With that in mind, I thought I’d try some “training” at the rocky beach in front of our cottage on Georgian Bay.
These photographs were taken from the bottom of the lake, about 25 to 30 feet down. I had Dawn wait a few seconds, then swim overhead. The exercise here was to simply swim down to the bottom, find my subject in the viewfinder and shoot a few well composed frames before returning to the surface (without running out of air and drowning of course). I’m shooting with my old Nikon D200 in program auto in a EWA Marine underwater camera housing. I find that with the EWA Marine lead weight and by sucking all the air out of the housing, the camera sinks pretty well. The technique that I find works best is to swim hard about three quarters of the way down, then get into a vertical position, look up, compose the shot while gently sinking the rest of the way to the bottom, focus and capture a few frames. At this point, I’m pretty much out of air, so I need to be on bottom to push off and swim back to the surface. Its pretty rare for me to need to swim that far down, but its good practice for the more usual 8 to 10 feet.

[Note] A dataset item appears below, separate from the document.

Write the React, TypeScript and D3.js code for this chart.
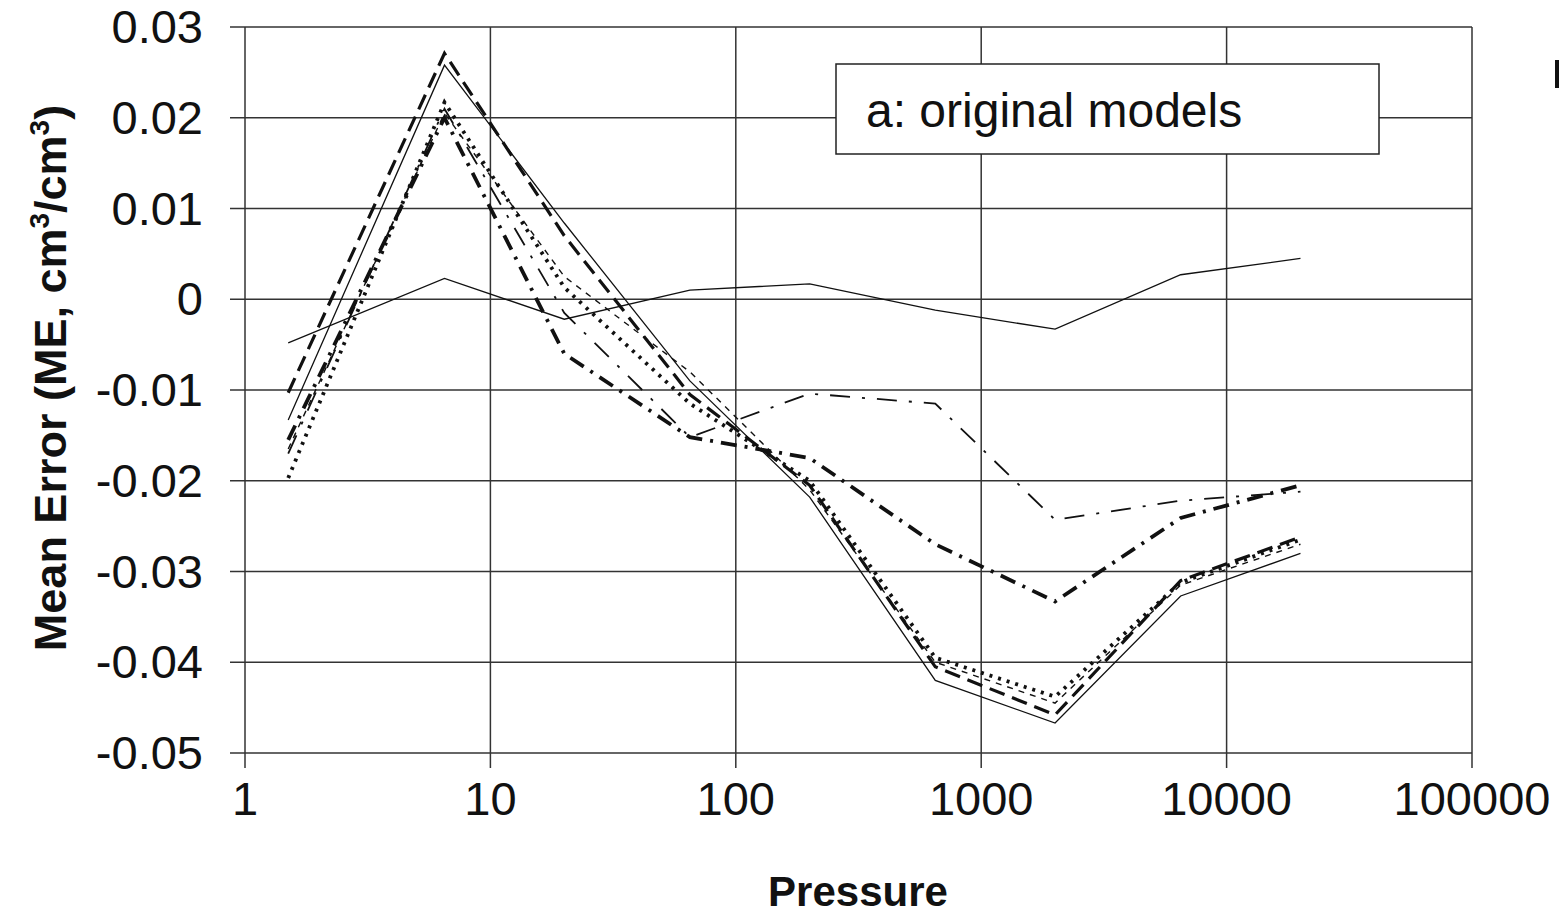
import React from "react";
import * as d3 from "d3";

const pressures = [1.5, 6.5, 20, 65, 200, 650, 2000, 6500, 20000];
const seriesA = [-0.0048, 0.0023, -0.0022, 0.001, 0.0017, -0.0012, -0.0033, 0.0027, 0.0045];
const seriesB = [-0.0133, 0.0258, 0.0084, -0.009, -0.0218, -0.042, -0.0467, -0.0327, -0.028];
const seriesC = [-0.0103, 0.0271, 0.007, -0.0105, -0.0205, -0.0405, -0.0458, -0.031, -0.0262];
const seriesD = [-0.0197, 0.0217, 0.0013, -0.0115, -0.02, -0.0395, -0.0438, -0.0312, -0.0265];
const seriesE = [-0.0155, 0.02, -0.006, -0.0152, -0.0175, -0.027, -0.0333, -0.0241, -0.0205];
const seriesF = [-0.017, 0.021, -0.0015, -0.0152, -0.0104, -0.0115, -0.0243, -0.0222, -0.0212];
const seriesG = [-0.0165, 0.0205, 0.0025, -0.008, -0.021, -0.04, -0.0445, -0.0315, -0.027];

const xTicks = [1, 10, 100, 1000, 10000, 100000];
const xTickLabels = ["1", "10", "100", "1000", "10000", "100000"];
const yTicks = [0.03, 0.02, 0.01, 0, -0.01, -0.02, -0.03, -0.04, -0.05];
const yTickLabels = ["0.03", "0.02", "0.01", "0", "-0.01", "-0.02", "-0.03", "-0.04", "-0.05"];
const legendLabel = "a: original models";

const styles = [
  { data: seriesA, w: 1.3, dash: "" },
  { data: seriesB, w: 1.3, dash: "" },
  { data: seriesG, w: 1.4, dash: "6,6" },
  { data: seriesF, w: 1.8, dash: "20,12,3,12" },
  { data: seriesC, w: 3.2, dash: "16,8" },
  { data: seriesD, w: 3.8, dash: "3,6" },
  { data: seriesE, w: 3.8, dash: "16,8,3,8" },
];

export default function App() {
  const x = d3.scaleLog().domain([1, 100000]).range([245, 1472]);
  const y = d3.scaleLinear().domain([-0.05, 0.03]).range([753, 27]);
  const line = d3
    .line<[number, number]>()
    .x((d) => x(d[0]))
    .y((d) => y(d[1]));
  const font = "'Liberation Sans', Arial, sans-serif";
  return (
    <svg
      width={1559}
      height={917}
      style={{ position: "absolute", left: 0, top: 0, background: "#fff" }}
      fontFamily={font}
    >
      <rect x={0} y={0} width={1559} height={917} fill="#fff" />
      {yTicks.map((t) => (
        <line key={"gy" + t} x1={230} x2={1472} y1={y(t)} y2={y(t)} stroke="#333" strokeWidth={1.5} />
      ))}
      {xTicks.map((t) => (
        <line key={"gx" + t} x1={x(t)} x2={x(t)} y1={27} y2={768} stroke="#333" strokeWidth={1.5} />
      ))}
      {styles.map((s, i) => (
        <path
          key={i}
          d={line(pressures.map((p, j) => [p, s.data[j]] as [number, number])) || ""}
          fill="none"
          stroke="#111"
          strokeWidth={s.w}
          strokeDasharray={s.dash}
        />
      ))}
      <rect x={836} y={64} width={543} height={90} fill="#fff" stroke="#222" strokeWidth={1.5} />
      <text x={866} y={127} fontSize={48} fill="#111">
        {legendLabel}
      </text>
      {yTicks.map((t, i) => (
        <text key={"yl" + t} x={203} y={y(t) + 16} fontSize={47} textAnchor="end" fill="#111">
          {yTickLabels[i]}
        </text>
      ))}
      {xTicks.map((t, i) => (
        <text key={"xl" + t} x={x(t)} y={815} fontSize={47} textAnchor="middle" fill="#111">
          {xTickLabels[i]}
        </text>
      ))}
      <text x={858} y={906} fontSize={42} fontWeight="bold" textAnchor="middle" fill="#111">
        Pressure
      </text>
      <text
        transform="translate(66,378) rotate(-90)"
        fontSize={45}
        fontWeight="bold"
        textAnchor="middle"
        fill="#111"
      >
        Mean Error (ME, cm
        <tspan dy={-17} fontSize={28}>3</tspan>
        <tspan dy={17}>/cm</tspan>
        <tspan dy={-17} fontSize={28}>3</tspan>
        <tspan dy={17}>)</tspan>
      </text>
      <rect x={1555} y={60} width={4} height={28} fill="#111" />
    </svg>
  );
}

The next couple underwater photographs are of our big ol’ Bernese Mountain Dog Daisy (she never liked the water – but seems to have decided to take up swimming in her old age). With Daisy, I was practicing tracking her while looking through the viewfinder underwater, controlling the focus and creating a decent composition. Its really hard to see through the viewfinder underwater, but I find that its important not to bail and shoot from the hip (which usually just results in a bunch of out of focus images of with no subject).
I would like to have created some underwater photography of the kids swimming too. However, the water was a bit cold for them, so they spent most of their time sitting up on their little raft.